As confederações e federações empresariais derrotaram a candidatura de Guilherme Afif Domingos à reeleição por ele haver sido um dos articuladores da medida provisória do estatuto das micro e pequenas empresas, isentando-as do pagamento das contribuições ao chamado "sistema S" (Sebrae, Sesi, Senai, Sesc etc.).
O estatuto entrou em vigor na forma de medida provisória, atropelando dois projetos que estavam em discussão no Congresso.
Apesar desse fato lamentável, não se pode deixar de reconhecer um grande avanço na nova legislação. Primeiro, por desburocratizar e simplificar o sistema tributário das micro e pequenas empresas. Segundo, por desobrigá-las do recolhimento ao "sistema S", o que representa um passo importante rumo à modernização do Estado e da economia.
Como se sabe, o "sistema S" foi originalmente criado com o nobre objetivo de contribuir para elevar o grau de conhecimento e a qualidade de vida dos trabalhadores.
Com o tempo, esse objetivo foi desvirtuado. Cada vez mais as verbas eram destinadas a custear federações e confederações.
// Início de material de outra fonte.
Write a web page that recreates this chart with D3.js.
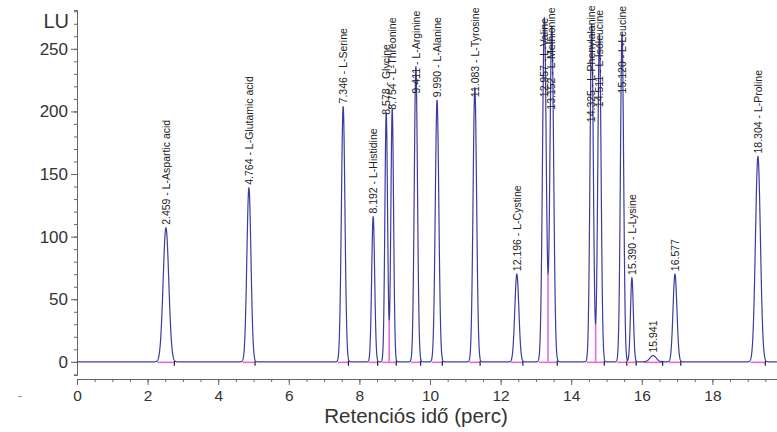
<!DOCTYPE html>
<html>
<head>
<meta charset="utf-8">
<script src="https://cdn.jsdelivr.net/npm/d3@7"></script>
<style>
  body { margin: 0; background: #fff; }
  svg { display: block; font-family: "Liberation Sans", Arial, sans-serif; }
</style>
</head>
<body>
<svg id="chart" width="777" height="432"></svg>
<script>
// peak list (position on the drawn time axis, height in LU, width as sigma in min)
const peakTimes   = [2.52, 4.87, 7.54, 8.39, 8.76, 8.93, 9.60, 10.20, 11.27, 12.46, 13.24, 13.45, 14.58, 14.80, 15.44, 15.72, 16.32, 16.94, 19.29];
const peakHeights = [107, 139, 204, 116, 199, 202, 236, 209, 219, 70, 275, 268, 270, 262, 262, 67, 5, 70, 164];
const peakSigmas  = [0.08, 0.058, 0.05, 0.042, 0.038, 0.038, 0.045, 0.05, 0.05, 0.057, 0.052, 0.052, 0.046, 0.046, 0.045, 0.04, 0.09, 0.055, 0.07];
const peakLabels  = [
  '2.459 - L-Aspartic acid', '4.764 - L-Glutamic acid', '7.346 - L-Serine', '8.192 - L-Histidine',
  '8.578 - Glycine', '8.754 - L-Threonine', '9.411 - L-Arginine', '9.990 - L-Alanine',
  '11.083 - L-Tyrosine', '12.196 - L-Cystine', '12.957 - L-Valine', '13.152 - L-Methionine',
  '14.325 - L-Phenylalanine', '14.511 - L-Isoleucine', '15.120 - L-Leucine', '15.390 - L-Lysine',
  '15.941', '16.577', '18.304 - L-Proline'
];
// level (LU) where each label starts; tall peaks carry their labels lower
const labelLevels = [107, 139, 204, 116, 195, 199, 212, 209, 209, 70, 209, 199, 189, 201, 212, 67, 5, 70, 164];
// peaks integrated together (drop line between them)
const peakGroups = [[0], [1], [2], [3], [4, 5], [6], [7], [8], [9], [10, 11], [12, 13], [14], [15], [16], [17], [18]];

const xTicks = d3.range(0, 19, 2);
const xMinor = d3.range(0, 19.9, 0.5);
const yTicks = [0, 50, 100, 150, 200, 250];
const yMinor = d3.range(-10, 281, 10);

const svg = d3.select('#chart');

// scales
const x = d3.scaleLinear().domain([0, 19.83]).range([77, 777]);
const y = d3.scaleLinear().domain([-10.5, 281]).range([375, 10]);

// signal = sum of the peaks
function signal(t) {
  let s = 0;
  for (let i = 0; i < peakTimes.length; i++) {
    const d = t - peakTimes[i];
    s += peakHeights[i] * Math.exp(-d * d / (2 * peakSigmas[i] * peakSigmas[i]));
  }
  return s;
}
const times = d3.range(0, 19.83, 0.004);
const trace = times.map(t => [t, signal(t)]);

// x axis (minor then major)
const xAxisY = 379;
svg.append('g')
  .attr('transform', `translate(0,${xAxisY})`)
  .call(d3.axisBottom(x).tickValues(xMinor).tickSize(3).tickFormat(''))
  .call(g => g.select('.domain').attr('stroke', '#666'))
  .call(g => g.selectAll('line').attr('stroke', '#666'));
svg.append('g')
  .attr('transform', `translate(0,${xAxisY})`)
  .call(d3.axisBottom(x).tickValues(xTicks).tickSize(6).tickPadding(5).tickFormat(d3.format('d')))
  .call(g => g.select('.domain').remove())
  .call(g => g.selectAll('line').attr('stroke', '#666'))
  .call(g => g.selectAll('text').attr('font-size', 15.5).attr('fill', '#333')
    .attr('font-family', '"Liberation Sans", Arial, sans-serif'));

// y axis
svg.append('g')
  .attr('transform', 'translate(77,0)')
  .call(d3.axisLeft(y).tickValues(yMinor).tickSize(3).tickFormat(''))
  .call(g => g.select('.domain').attr('stroke', '#666'))
  .call(g => g.selectAll('line').attr('stroke', '#666'));
svg.append('g')
  .attr('transform', 'translate(77,0)')
  .call(d3.axisLeft(y).tickValues(yTicks).tickSize(6).tickPadding(3))
  .call(g => g.select('.domain').remove())
  .call(g => g.selectAll('line').attr('stroke', '#666'))
  .call(g => g.selectAll('text').attr('font-size', 17).attr('fill', '#333')
    .attr('font-family', '"Liberation Sans", Arial, sans-serif'));

// unit label and axis title
svg.append('text')
  .attr('x', 69).attr('y', 28)
  .attr('text-anchor', 'end')
  .attr('font-size', 20)
  .attr('fill', '#333')
  .text('LU');
svg.append('text')
  .attr('x', 416).attr('y', 423)
  .attr('text-anchor', 'middle')
  .attr('font-size', 20.5)
  .attr('fill', '#333')
  .text('Retenciós idő (perc)');
svg.append('text')
  .attr('x', 20).attr('y', 401)
  .attr('text-anchor', 'middle')
  .attr('font-size', 14)
  .attr('fill', '#999')
  .text('-');

// integration baselines (pink) and drop lines
const pink = '#e46ccf';
const integ = svg.append('g');
peakGroups.forEach(g => {
  const first = g[0], last = g[g.length - 1];
  const t0 = peakTimes[first] - 3 * peakSigmas[first];
  const t1 = peakTimes[last] + 3 * peakSigmas[last];
  integ.append('line')
    .attr('x1', x(t0)).attr('x2', x(t1))
    .attr('y1', y(0) + 0.5).attr('y2', y(0) + 0.5)
    .attr('stroke', pink).attr('stroke-width', 1.6);
  for (let k = 0; k < g.length - 1; k++) {
    const a = peakTimes[g[k]], b = peakTimes[g[k + 1]];
    const seg = times.filter(t => t > a && t < b);
    const tv = d3.least(seg, t => signal(t));
    integ.append('line')
      .attr('x1', x(tv)).attr('x2', x(tv))
      .attr('y1', y(0)).attr('y2', y(signal(tv)))
      .attr('stroke', pink).attr('stroke-width', 1.6);
  }
  integ.append('line')
    .attr('x1', x(t1)).attr('x2', x(t1))
    .attr('y1', y(0) - 1).attr('y2', y(0) + 4)
    .attr('stroke', '#222').attr('stroke-width', 1.2);
});

// chromatogram trace
const line = d3.line().x(d => x(d[0])).y(d => y(d[1]));
svg.append('path')
  .datum(trace)
  .attr('fill', 'none')
  .attr('stroke', '#3c3ca0')
  .attr('stroke-width', 1.2)
  .attr('d', line);

// peak labels, vertical
svg.append('g')
  .selectAll('text')
  .data(peakLabels)
  .join('text')
    .attr('transform', (d, i) => `translate(${x(peakTimes[i])},${y(labelLevels[i]) - 3}) rotate(-90)`)
    .attr('dy', '0.35em')
    .attr('font-size', 10.5)
    .attr('fill', '#222')
    .text(d => d);
</script>
</body>
</html>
Recentemente, a Folha publicou um bem documentado dossiê mostrando que a contribuição obrigatória incidente sobre as folhas de pagamento era empregada no que bem entendessem os dirigentes empresariais dessas entidades.
Portanto, nada mais lógico que as micro e pequenas empresas fossem desobrigadas dessas contribuições, como primeiro passo para a reformulação do "sistema S".
Além de ser um fator de desoneração dos custos dessas empresas, a medida obriga federações e confederações a enfrentar um debate ao qual têm resistido: a questão de que Estado moderno e economia competitiva não se coadunam com corporativismo empresarial.
Nesse debate, diversas entidades empresariais modernas, entre as quais o PNBE (Pensamento Nacional das Bases Empresariais), têm sustentado que o "sistema S" precisa ser repensado, buscando-se fontes alternativas para o custeio das atividades educativas e de lazer por ele proporcionadas.
Por exemplo, as empresas de um determinado setor poderiam custear um projeto educacional específico de seu interesse.
Ao mesmo tempo, as federações e confederações teriam que se lançar na busca de recursos próprios para sua sobrevivência. Sem a contribuição obrigatória ao "sistema S", muitas delas teriam seu poder de lobby bastante enfraquecido e algumas até se extinguiriam.
A resposta das federações e confederações foi a derrota de Afif para o Sebrae. Ficou evidente que, por mais que essas entidades procurem mostrar uma imagem de identificação com a modernidade (por exemplo, reivindicando reforma tributária), no fundo, elas continuam atrasadas ao defender que o Estado esteja a serviço de seus interesses particulares.
Isso é demonstração do pior fisiologismo e do mais retrógrado corporativismo, atitudes incompatíveis com a modernidade que o país almeja.
Igualmente condenável é o fato de que os representantes do governo se aliaram ao corporativismo das confederações e federações e votaram majoritariamente na candidatura de um dirigente da CNA para o Conselho Deliberativo do Sebrae. Isso demonstra que outros interesses mais fortes se sobrepõem aos das microempresas e, sobretudo, que também ao governo falta vontade política para reformular o "sistema S".